Question

Relativistic corrections become necessary when the expression for the kinetic energy ${\displaystyle \frac{1}{2}}m{v}^2$, becomes comparable with $m{c}^2$, where $m$ is the mass of the particle. At what de Broglie wavelength will relativistic corrections become important for an electron?
(A) $$\lambda =10nm$$
(B) $\lambda ={10}^{-2}nm$
(C) $\lambda ={10}^{-4}nm$
(D) $\lambda ={10}^{-6}nm$

Answer 1

Hint: To solve this question, we need to use the de Broglie relation between the momentum and the wavelength of the electron. For each value of the wavelength given in the options, we have to find out the value of the speed of the electron. Then we have to compare these values of speeds with the speed of light in vacuum.
Formula used: The formula used to solve this question is given by
$p={\displaystyle \frac{h}{\lambda }}$, here $p$ is the momentum of a particle through which matter waves of wavelength $\lambda$ are emitted, and $h$ is the Planck’s constant.
$p=mv$, here $p$ it the momentum of a particle of mass $m$ moving with a velocity of $v$.

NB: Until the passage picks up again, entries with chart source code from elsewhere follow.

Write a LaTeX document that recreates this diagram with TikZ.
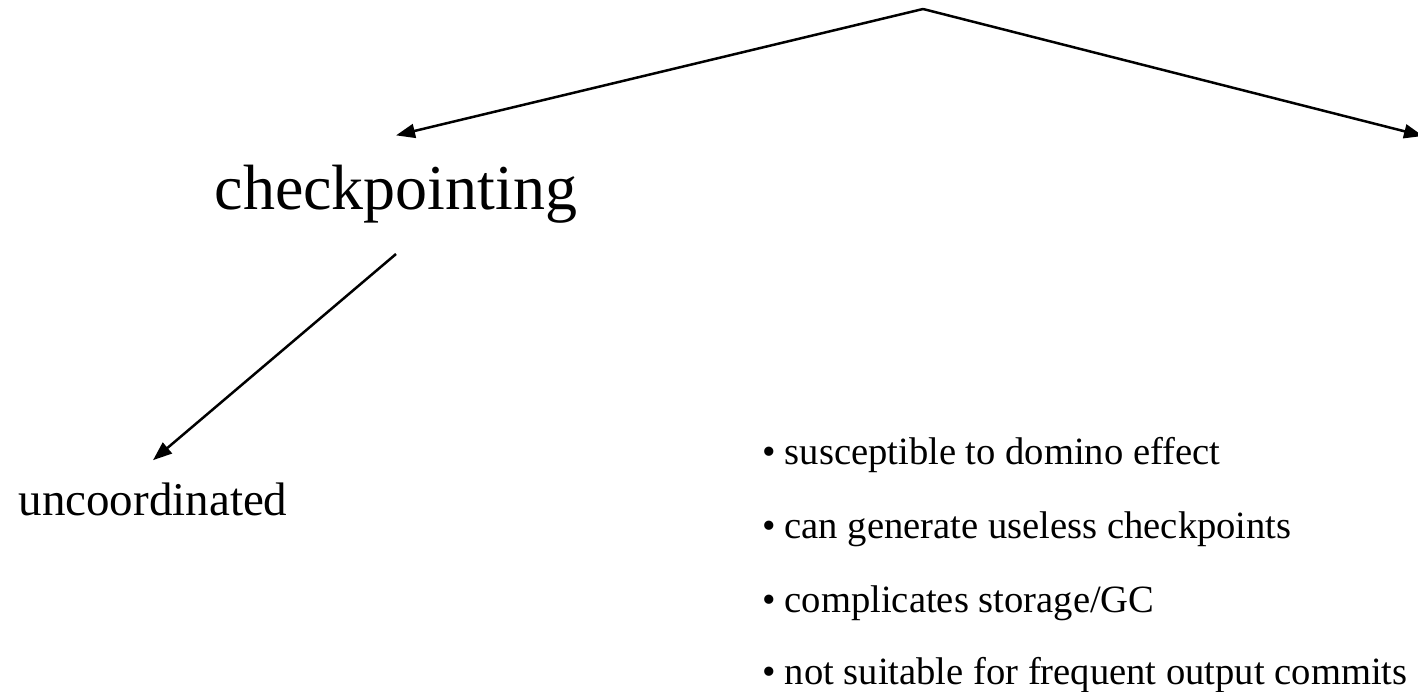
\documentclass[tikz,border=0pt]{standalone}
\usepackage{fontspec}
\setmainfont{Liberation Serif}
\usetikzlibrary{arrows.meta}
\newcommand{\itemdot}{\textbullet\hspace{9pt}}
\begin{document}
\begin{tikzpicture}[x=1pt,y=-1pt,
  link/.style={line width=2.5pt,-{Triangle[length=19pt,width=14pt]}},
  bulletline/.style={anchor=base west,inner sep=0pt,font=\fontsize{38.6}{46}\selectfont}]
  \useasboundingbox (0,0) rectangle (1418,692);

  % tree nodes
  \coordinate (apex) at (923,9);
  \coordinate (rt) at (1423,136);
  \node[anchor=base,inner sep=30pt,font=\fontsize{64}{76}\selectfont] (cp) at (396,210) {checkpointing};
  \node[anchor=base,inner sep=22pt,font=\fontsize{47}{56}\selectfont] (unc) at (153,515) {uncoordinated};

  % connectors
  \draw[link] (apex) -- (cp.north);
  \draw[link] (apex) -- (rt);
  \draw[link] (cp.south) -- (unc.north);

  % properties of uncoordinated checkpointing
  \node[bulletline] (b1) at (762,464) {\itemdot susceptible to domino effect};
  \node[bulletline] (b2) at (762,538) {\itemdot can generate useless checkpoints};
  \node[bulletline] (b3) at (762,612) {\itemdot complicates storage/GC};
  \node[bulletline] (b4) at (762,684) {\itemdot not suitable for frequent output commits};
\end{tikzpicture}
\end{document}
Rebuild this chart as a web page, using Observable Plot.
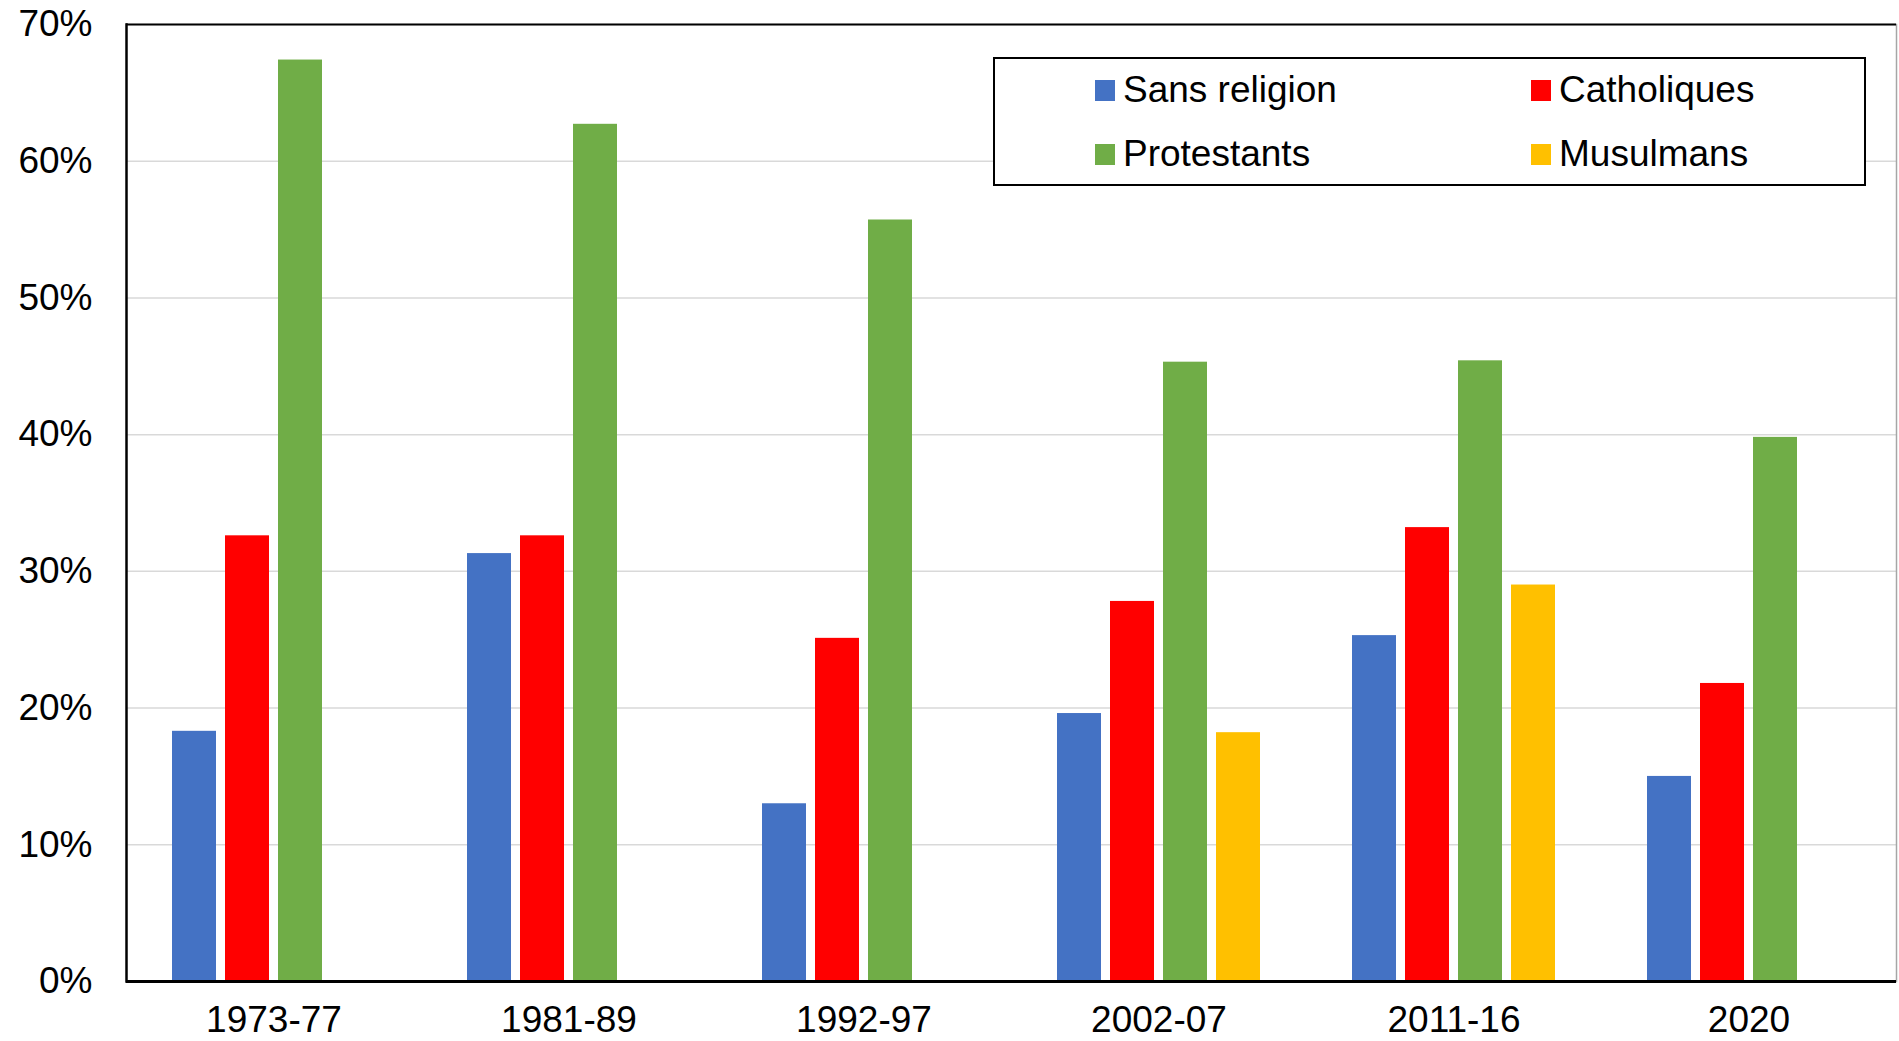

Complete step-by-step solution:
The expression of the kinetic energy of a particle, which is given by ${\displaystyle \frac{1}{2}}m{v}^2$, will become comparable with $m{c}^2$, when the speed $v$ of the particle approaches to the speed of light in vacuum, $c$.
So we have to find out the speed of the electron for each value of the de Broglie wavelength of the electron given in the options. And then compare them with the speed of light in vacuum, which is approximately equal to $3\times {10}^{8}m/s$.
We know that the de Broglie relation is given by the expression
$p={\displaystyle \frac{h}{\lambda }}$................................(1)
Now, we know that the momentum of a particle is given by the relation
$p=mv$
Substituting this in (1) we have
$$mv={\displaystyle \frac{h}{\lambda }}$$
Dividing by $m$ we get
$v={\displaystyle \frac{h}{m\lambda }}$......................(2)
Now, we know that the value of the Planck’s constant is $6.6\times {10}^{-34}Js$. Also, the mass of an electron is approximately equal to $9.1\times {10}^{-31}kg$. Substituting these in (2) we get
$v={\displaystyle \frac{6.6\times {10}^{-34}}{9.1\times {10}^{-31}\times \lambda }}$...........(3)
Now, from the option A, we have $$\lambda =10nm=10\times {10}^{-9}m$$. Substituting this in (3), we get
$v={\displaystyle \frac{6.6\times {10}^{-34}}{9.1\times {10}^{-31}\times 10\times {10}^{-9}}}$
On solving we get
$v=7.25\times {10}^{4}m/s$
This value of speed is clearly much less than $3\times {10}^{8}m/s$. So no relativistic correction is needed.
Therefore, option A is incorrect.
From option B, we have $$\lambda ={10}^{-2}nm={10}^{-2}\times {10}^{-9}m$$. Substituting this above, we get
$$v={\displaystyle \frac{6.6\times {10}^{-34}}{9.1\times {10}^{-31}\times {10}^{-2}\times {10}^{-9}}}$$
On solving we get
$\Rightarrow v=7.25\times {10}^{7}m/s$
This value of speed is not comparable to $3\times {10}^{8}m/s$. So no relativistic correction is needed.
Therefore, option B is also incorrect.
From the option C, we have $$\lambda ={10}^{-4}nm={10}^{-4}\times {10}^{-9}m$$. Substituting this above, we get
$$v={\displaystyle \frac{6.6\times {10}^{-34}}{9.1\times {10}^{-31}\times {10}^{-4}\times {10}^{-9}}}$$
On solving we get
$\Rightarrow v=7.25\times {10}^{9}m/s$
This value of speed is clearly greater than $3\times {10}^{8}m/s$. We know that the speed of any particle in the universe cannot exceed the value of the speed of light in vacuum .So relativistic correction is needed.
Therefore, option C is correct.
From the option D, we have $$\lambda ={10}^{-6}nm={10}^{-6}\times {10}^{-9}m$$. Substituting this above, we get
$$v={\displaystyle \frac{6.6\times {10}^{-34}}{9.1\times {10}^{-31}\times {10}^{-6}\times {10}^{-9}}}$$
On solving we get
$\Rightarrow v=7.25\times {10}^{11}m/s$
This value of speed is clearly greater than $3\times {10}^{8}m/s$. Similar to the above case, we know the speed of any particle in the universe cannot exceed the value of the speed of light in vacuum .So relativistic correction is needed.
Therefore, option D is also correct.

Hence the correct options are C and D.

Note: We should not forget to convert the value of the wavelengths given in the options into the SI units. If you substitute them as it is without converting, then the values of the speeds obtained would be very less.